Bis hierhin führt einen der erste Band der zweibändigen Reihe „Gringos Locos“. Yann, der Szenarist der Reihe, hat das Storyboard nach gründlichen Recherchen geschaffen, für die er auch Franquin als Interviewpartner gewinnen konnte. Die Story, die er daraus gewoben hat, wurde von Olivier Schwartz im klassischen Albumformat umgesetzt – im Funny-Stil, unter Einbezug einer kräftig-bunten Farbpalette.

Umrahmt von einer Geschichte voll witziger Momente erzählt „Gringos Locos“ allerlei Kurioses von den Marsupilami-, Lucky-Luke- und Jerry-Spring-Urhebern. So erfährt man, dass Morris bereits damals plante, seine Figur des „singenden Cowboys“ aufzugeben, und dass Franquin ähnliche Pläne mit „Spirou“ hatte. Und dass die Idee zu der Comic-Figur „Gaston“ in Mexiko geboren wurde.

In ihrem Heimatland ist die Reise der drei Zeichner ebenso legendär wie diese selbst. Die Comic-Umsetzung der Legende endete jedoch im Disput: Einige Nachfahren der Künstler zeigten sich empört. Nicht nur würden sie in den Figuren der zweibändigen Reihe, die zuerst in dem Magazin „Le Journal de Spirou“ erschien, ihre Verwandten nicht wiedererkennen – sie sähen sie darüber hinaus in ein schlechtes Licht gerückt.

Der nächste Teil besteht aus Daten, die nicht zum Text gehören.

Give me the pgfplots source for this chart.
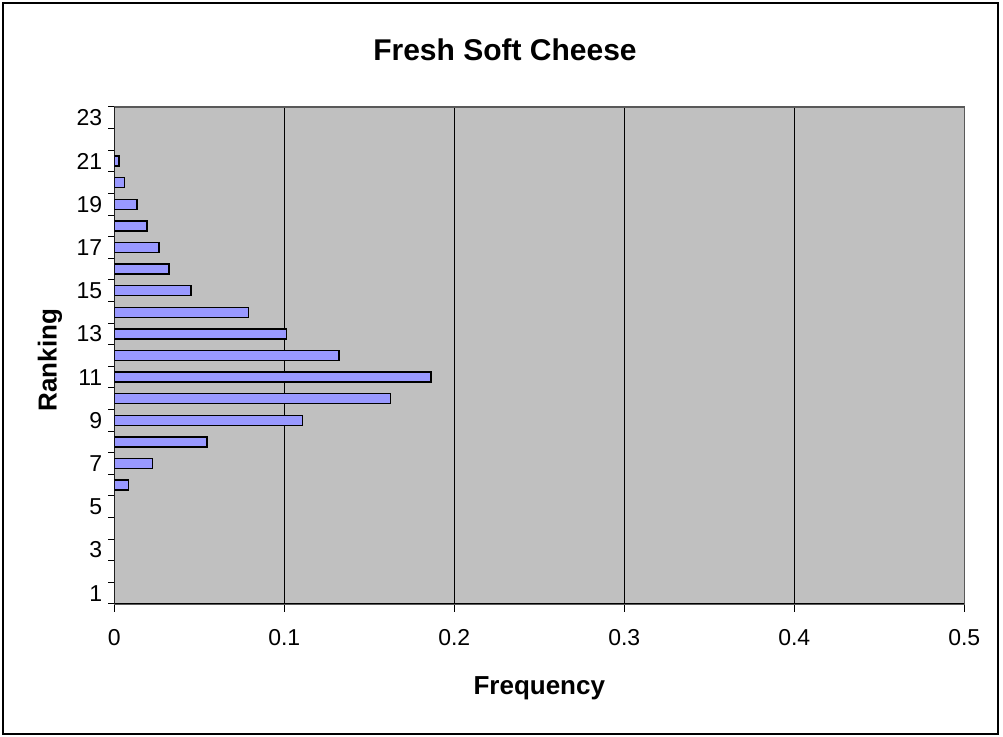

Legendäres Trio: Jijé, Franquin und Morris bei der Arbeit in der Wüste.
Legendäres Trio: Jijé, Franquin und Morris bei der Arbeit in der Wüste.

© Carlsen

Yann und Schwartz zitieren als Vorwort des Bandes aus John Fords „Der Mann, der Liberty Valance erschoss“: „Wenn die Legende zur Tatsache geworden ist, dann druck die Legende.“ Vielleicht kann man dies sogar als Läuterung verstehen. Wie dem auch sei – hierzulande dürfte „Gringos Locos“ nicht so viel Aufsehen erregen. Denn abgesehen davon, dass die Herren Jijé, Morris und Franquin in Deutschland bei weitem nicht die Prominenz genießen, die sie in ihrer Heimat erfahren, fehlt der Auswanderer-Spätwestern-Klamotte die nötige Substanz, um längerfristigen Ruhm zu erlangen. Das Album ist zwar witzig und kurzweilig, und auch die Figuren sind mit genug Potential ausgestattet, um noch den nächsten Band tragen zu können. Aber epochemachend – wie eben seine Protagonisten – ist „Gringos Locos“ nicht. Das kann man bereits nach dem ersten Band sagen.

Olivier Schwartz / Yann: Gringos Locos Band 1, aus dem Französischen von Marcel Le Comte, Carlsen, 64 Seiten, 12 Euro.